::: Data provided

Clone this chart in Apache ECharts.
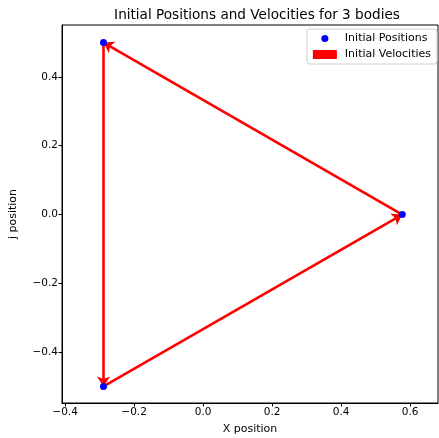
<!DOCTYPE html>
<html>
<head>
<meta charset="utf-8">
<script src="https://cdn.jsdelivr.net/npm/echarts@6/dist/echarts.min.js"></script>
<style>
  html, body { margin: 0; padding: 0; background: #fff; }
  #chart { width: 439px; height: 438px; }
</style>
</head>
<body>
<div id="chart"></div>
<script>
// body positions
const posX = [-0.2887, 0.5774, -0.2887];
const posY = [0.5, 0.0, -0.5];
// initial velocities (drawn as arrows in data units)
const velX = [0.0, -0.866, 0.866];
const velY = [-1.0, 0.5, 0.5];
const xTicks = [-0.4, -0.2, 0.0, 0.2, 0.4, 0.6];
const yTicks = [-0.4, -0.2, 0.0, 0.2, 0.4];

const font = 'DejaVu Sans';

const points = posX.map((x, i) => [x, posY[i]]);
const arrows = posX.map((x, i) => ({
  coords: [[x, posY[i]], [x + velX[i], posY[i] + velY[i]]]
}));

const fmt = v => v.toFixed(1).replace('-', '\u2212');

const chart = echarts.init(document.getElementById('chart'));
chart.setOption({
  animation: false,
  backgroundColor: '#fff',
  title: {
    text: 'Initial Positions and Velocities for 3 bodies',
    left: 252, top: 3, textAlign: 'center',
    textStyle: { fontFamily: font, fontSize: 13.6, fontWeight: 'normal', color: '#000' }
  },
  legend: {
    orient: 'vertical',
    right: 2, top: 29,
    itemWidth: 22, itemHeight: 7, itemGap: 5,
    padding: [4, 6, 4, 6],
    borderColor: '#d0d0d0', borderWidth: 1, borderRadius: 3,
    backgroundColor: 'rgba(255,255,255,0.8)',
    textStyle: { fontFamily: font, fontSize: 11, color: '#000', padding: [0, 0, 0, 4] },
    data: [
      { name: 'Initial Positions', icon: 'path://M4,0A4,4 0 1,1 4,8A4,4 0 1,1 4,0Z M-7,4 L-7,4 M15,4 L15,4' },
      { name: 'Initial Velocities', icon: 'rect' }
    ]
  },
  grid: {
    left: 62, right: 1, top: 25, bottom: 35,
    outerBoundsMode: 'none', containLabel: false,
    show: true, borderColor: '#000', borderWidth: 1, backgroundColor: 'transparent'
  },
  xAxis: {
    type: 'value', min: -0.409, max: 0.681,
    name: 'X position', nameLocation: 'middle', nameGap: 21,
    nameTextStyle: { fontFamily: font, fontSize: 11, color: '#000' },
    axisLine: { show: true, onZero: false, lineStyle: { color: '#000' } },
    axisTick: { show: true, length: 3.5, lineStyle: { color: '#000' }, customValues: xTicks },
    axisLabel: { fontFamily: font, fontSize: 10.5, color: '#000', margin: 4, customValues: xTicks, formatter: fmt },
    splitLine: { show: false }
  },
  yAxis: {
    type: 'value', min: -0.548, max: 0.551,
    name: 'j position', nameLocation: 'middle', nameGap: 43,
    nameTextStyle: { fontFamily: font, fontSize: 11, color: '#000' },
    axisLine: { show: true, onZero: false, lineStyle: { color: '#000' } },
    axisTick: { show: true, length: 3.5, lineStyle: { color: '#000' }, customValues: yTicks },
    axisLabel: { fontFamily: font, fontSize: 10.5, color: '#000', margin: 4, customValues: yTicks, formatter: fmt },
    splitLine: { show: false }
  },
  series: [
    {
      name: 'Initial Velocities',
      type: 'lines',
      coordinateSystem: 'cartesian2d',
      z: 2,
      symbol: ['none', 'arrow'],
      symbolSize: [7, 10],
      lineStyle: { color: '#ff0000', width: 2.6, opacity: 1 },
      itemStyle: { color: '#ff0000' },
      data: arrows
    },
    {
      name: 'Initial Positions',
      type: 'scatter',
      z: 3,
      symbolSize: 7,
      itemStyle: { color: '#0000ff', opacity: 1 },
      data: points
    }
  ]
});
</script>
</body>
</html>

::::::

Return to the listing above and set it down exactly, leaving out its pictures.

Written response:
Clone this chart in Apache ECharts.
<!DOCTYPE html>
<html>
<head>
<meta charset="utf-8">
<script src="https://cdn.jsdelivr.net/npm/echarts@6/dist/echarts.min.js"></script>
<style>
  html, body { margin: 0; padding: 0; background: #fff; }
  #chart { width: 439px; height: 438px; }
</style>
</head>
<body>
<div id="chart"></div>
<script>
// body positions
const posX = [-0.2887, 0.5774, -0.2887];
const posY = [0.5, 0.0, -0.5];
// initial velocities (drawn as arrows in data units)
const velX = [0.0, -0.866, 0.866];
const velY = [-1.0, 0.5, 0.5];
const xTicks = [-0.4, -0.2, 0.0, 0.2, 0.4, 0.6];
const yTicks = [-0.4, -0.2, 0.0, 0.2, 0.4];

const font = 'DejaVu Sans';

const points = posX.map((x, i) => [x, posY[i]]);
const arrows = posX.map((x, i) => ({
  coords: [[x, posY[i]], [x + velX[i], posY[i] + velY[i]]]
}));

const fmt = v => v.toFixed(1).replace('-', '\u2212');

const chart = echarts.init(document.getElementById('chart'));
chart.setOption({
  animation: false,
  backgroundColor: '#fff',
  title: {
    text: 'Initial Positions and Velocities for 3 bodies',
    left: 252, top: 3, textAlign: 'center',
    textStyle: { fontFamily: font, fontSize: 13.6, fontWeight: 'normal', color: '#000' }
  },
  legend: {
    orient: 'vertical',
    right: 2, top: 29,
    itemWidth: 22, itemHeight: 7, itemGap: 5,
    padding: [4, 6, 4, 6],
    borderColor: '#d0d0d0', borderWidth: 1, borderRadius: 3,
    backgroundColor: 'rgba(255,255,255,0.8)',
    textStyle: { fontFamily: font, fontSize: 11, color: '#000', padding: [0, 0, 0, 4] },
    data: [
      { name: 'Initial Positions', icon: 'path://M4,0A4,4 0 1,1 4,8A4,4 0 1,1 4,0Z M-7,4 L-7,4 M15,4 L15,4' },
      { name: 'Initial Velocities', icon: 'rect' }
    ]
  },
  grid: {
    left: 62, right: 1, top: 25, bottom: 35,
    outerBoundsMode: 'none', containLabel: false,
    show: true, borderColor: '#000', borderWidth: 1, backgroundColor: 'transparent'
  },
  xAxis: {
    type: 'value', min: -0.409, max: 0.681,
    name: 'X position', nameLocation: 'middle', nameGap: 21,
    nameTextStyle: { fontFamily: font, fontSize: 11, color: '#000' },
    axisLine: { show: true, onZero: false, lineStyle: { color: '#000' } },
    axisTick: { show: true, length: 3.5, lineStyle: { color: '#000' }, customValues: xTicks },
    axisLabel: { fontFamily: font, fontSize: 10.5, color: '#000', margin: 4, customValues: xTicks, formatter: fmt },
    splitLine: { show: false }
  },
  yAxis: {
    type: 'value', min: -0.548, max: 0.551,
    name: 'j position', nameLocation: 'middle', nameGap: 43,
    nameTextStyle: { fontFamily: font, fontSize: 11, color: '#000' },
    axisLine: { show: true, onZero: false, lineStyle: { color: '#000' } },
    axisTick: { show: true, length: 3.5, lineStyle: { color: '#000' }, customValues: yTicks },
    axisLabel: { fontFamily: font, fontSize: 10.5, color: '#000', margin: 4, customValues: yTicks, formatter: fmt },
    splitLine: { show: false }
  },
  series: [
    {
      name: 'Initial Velocities',
      type: 'lines',
      coordinateSystem: 'cartesian2d',
      z: 2,
      symbol: ['none', 'arrow'],
      symbolSize: [7, 10],
      lineStyle: { color: '#ff0000', width: 2.6, opacity: 1 },
      itemStyle: { color: '#ff0000' },
      data: arrows
    },
    {
      name: 'Initial Positions',
      type: 'scatter',
      z: 3,
      symbolSize: 7,
      itemStyle: { color: '#0000ff', opacity: 1 },
      data: points
    }
  ]
});
</script>
</body>
</html>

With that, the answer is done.